= Shoalhaven Scheme =

Water and hydroelectric plant for New South Wales, Australia

The Shoalhaven Scheme is a dual-purpose water supply and Pumped-storage Hydroelectricity scheme located on the South Coast region of New South Wales, Australia.

The Scheme was built as a joint project between the Electricity Commission of NSW and the NSW Metropolitan Water Sewerage and Drainage Board. Management has subsequently passed to Origin Energy and the Sydney Catchment Authority.

==Water supply==
Water in the scheme is stored in three principal dams and their associated reservoirs: Tallowa Dam, Fitzroy Falls Dam and Wingecarribee Dam. Wingecarribee River is a tributary of Warragamba River, so water pumped into Wingecarribee Reservoir can be released into Warragamba Dam and hence the Sydney water supply. Water can also be released into Nepean Dam via a system of rock cuttings and tunnels known as Glenquarry Cut. Water from the Nepean Dam can be transferred to Sydney, or to Wollongong via Avon Dam.

==Power generation==
In addition to its water supply capabilities which supplements water supplies to the Sydney area, the Shoalhaven Scheme also comprises two hydro-power facilities, with total generating capacity of 240 MW. The flexibility of the scheme is that it can operate as either a pump or a generator. During off peak periods, it utilises excess electricity from the grid to pump water back up to the reservoir(s) as pumped storage. The two power stations are: The Kangaroo Valley and Bendeela power stations were completed in 1977 as a joint project between the Electricity Commission of New South Wales and the NSW Metropolitan Water Sewerage and Drainage Board. Management has subsequently been passed from those bodies to Origin Energy and the Sydney Catchment Authority.

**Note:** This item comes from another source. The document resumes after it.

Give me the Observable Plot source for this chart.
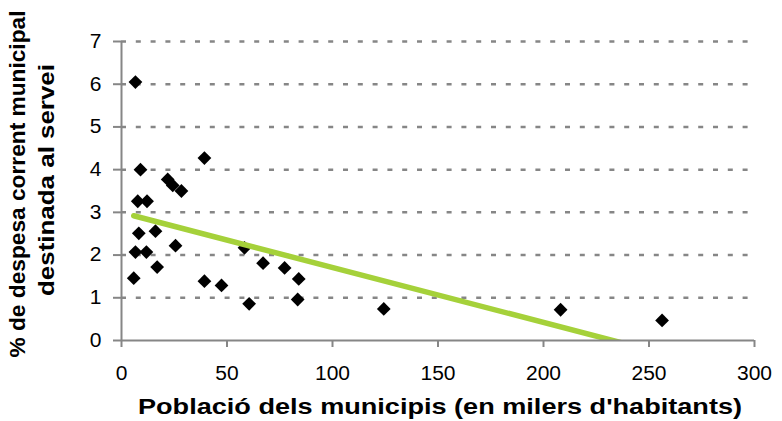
<!DOCTYPE html>
<html><head><meta charset="utf-8">
<script src="https://cdn.jsdelivr.net/npm/d3@7"></script>
<script src="https://cdn.jsdelivr.net/npm/@observablehq/plot@0.6"></script>
<style>body{margin:0;background:#fff} svg{display:block}</style>
</head><body><div id="chart"></div>
<script>
const population = [5.8, 6.6, 6.6, 7.7, 8.2, 9.0, 11.8, 12.1, 16.1, 16.9, 21.9, 24.3, 25.6, 28.4, 39.3, 39.3, 47.4, 58.3, 60.5, 67.1, 77.3, 83.5, 84.0, 124.3, 208.1, 256.2];
const percent    = [1.46, 6.05, 2.07, 3.26, 2.51, 4.00, 2.07, 3.26, 2.56, 1.72, 3.77, 3.63, 2.22, 3.50, 4.27, 1.39, 1.29, 2.17, 0.86, 1.81, 1.70, 0.96, 1.44, 0.74, 0.72, 0.47];
const trendX = [5.8, 256.2];
const trendY = [2.92, -0.30];
const xTicks = [0, 50, 100, 150, 200, 250, 300];
const yTicks = [0, 1, 2, 3, 4, 5, 6, 7];
const xTitle = "Població dels municipis (en milers d'habitants)";
const yTitle = ["% de despesa corrent municipal", "destinada al servei"];

const points = population.map((p, i) => ({p, v: percent[i]}));
const trend = trendX.map((x, i) => ({x, y: trendY[i]}));
const grey = "#868686";
const font = "'Liberation Sans', Arial, sans-serif";

const plot = Plot.plot({
  width: 782, height: 421,
  marginLeft: 121, marginRight: 28, marginTop: 41, marginBottom: 81,
  style: {fontFamily: font, fontSize: "20px", background: "white", color: "black"},
  x: {domain: [0, 300], label: null},
  y: {domain: [0, 7], label: null},
  marks: [
    Plot.ruleY(yTicks.filter(d => d > 0), {stroke: grey, strokeWidth: 2.5, strokeDasharray: "5,9.8"}),
    Plot.dot(points, {x: "p", y: "v", symbol: "diamond2", r: 6.2, fill: "black", stroke: "none"}),
    Plot.line(trend, {x: "x", y: "y", stroke: "#a5d13a", strokeWidth: 5.5, clip: true}),
    Plot.ruleX([0], {stroke: grey, strokeWidth: 2}),
    Plot.ruleY([0], {stroke: grey, strokeWidth: 2}),
    Plot.axisX({ticks: xTicks, tickSize: 7, tickPadding: 18, stroke: grey, strokeWidth: 2, fill: "black", label: null, fontSize: 20, tickFormat: d => String(d)}),
    Plot.axisY({ticks: yTicks, tickSize: 8, tickPadding: 12, stroke: grey, strokeWidth: 2, fill: "black", label: null, fontSize: 20, tickFormat: d => String(d)})
  ]
});
document.getElementById("chart").appendChild(plot);

const svg = d3.select(plot);
svg.selectAll("text").each(function() {
  const w = this.getComputedTextLength();
  if (w > 0) d3.select(this).attr("textLength", w * 1.05).attr("lengthAdjust", "spacingAndGlyphs");
});

svg.append("text")
  .attr("x", 440).attr("y", 414)
  .attr("text-anchor", "middle")
  .attr("font-family", font)
  .attr("font-weight", "bold").attr("font-size", 22)
  .attr("fill", "black")
  .attr("textLength", 604).attr("lengthAdjust", "spacingAndGlyphs")
  .text(xTitle);

const yg = svg.append("g").attr("transform", "rotate(-90)");
const yPos = [{c: 184, b: 25, len: 347}, {c: 180, b: 54, len: 232}];
yTitle.forEach((t, i) => {
  yg.append("text")
    .attr("x", -yPos[i].c).attr("y", yPos[i].b)
    .attr("text-anchor", "middle")
    .attr("font-family", font)
    .attr("font-weight", "bold").attr("font-size", 22)
    .attr("fill", "black")
    .attr("textLength", yPos[i].len).attr("lengthAdjust", "spacingAndGlyphs")
    .text(t);
});
</script>
</body></html>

===Kangaroo Valley Power Station===
Kangaroo Valley Power Station in the Kangaroo Valley has two 80 MW pump turbines, for a total electricity generating capacity of 160 MW. From Bendeela Pondage, the Kangaroo Valley Pumping and Power Station lifts water a further 480 m to Fitzroy Falls Reservoir via a tunnel, shaft, pipeline, and canal. Water available for hydro-electric power generation is discharged back down the conduits, driving turbines as it returns to Bendeela Pondage and then Lake Yarrunga.

===Bendeela Pondage===

Bendeela Pondage, completed in 1972, is an earth and rockfill embankment dam structure located above the Bendeela Hydroelectric Pumped Storage Power Station on the Shoalhaven River / Kangaroo River which both go into the Tallowa Dam and the Kangaroo Valley Hydroelectric Pumped Storage Power Station.
It's a small storage buffer dam for between the two Pumped-storage Hydroelectric Power Station's.

===Bendeela Power Station===
Bendeela Power Station has two 40 MW pump turbines, for a total of 80 MW of electricity generating capacity. Bendeela Pumping and Power Station, located on the Kangaroo River arm of Lake Yarrunga, lifts water 127 m to Bendeela Pondage.

==Environmental consequences==
The Shoalhaven River and its main tributary the Kangaroo River. Tallowa Dam has been a barrier to migratory native fish with estuarine/marine juvenile stages, blocking species including Australian bass from more than 80% of their former range in the Shoalhaven system. Stockings of hatchery bred bass in Lake Yarrunga has been an attempt to remediate the situation. A fishway for Tallowa Dam has been discussed for more than 20 years but was not constructed until 2009. Lake Yarrunga also contains exotic species such as carp, which are now present in high densities. A fish lift began operation in August 2009.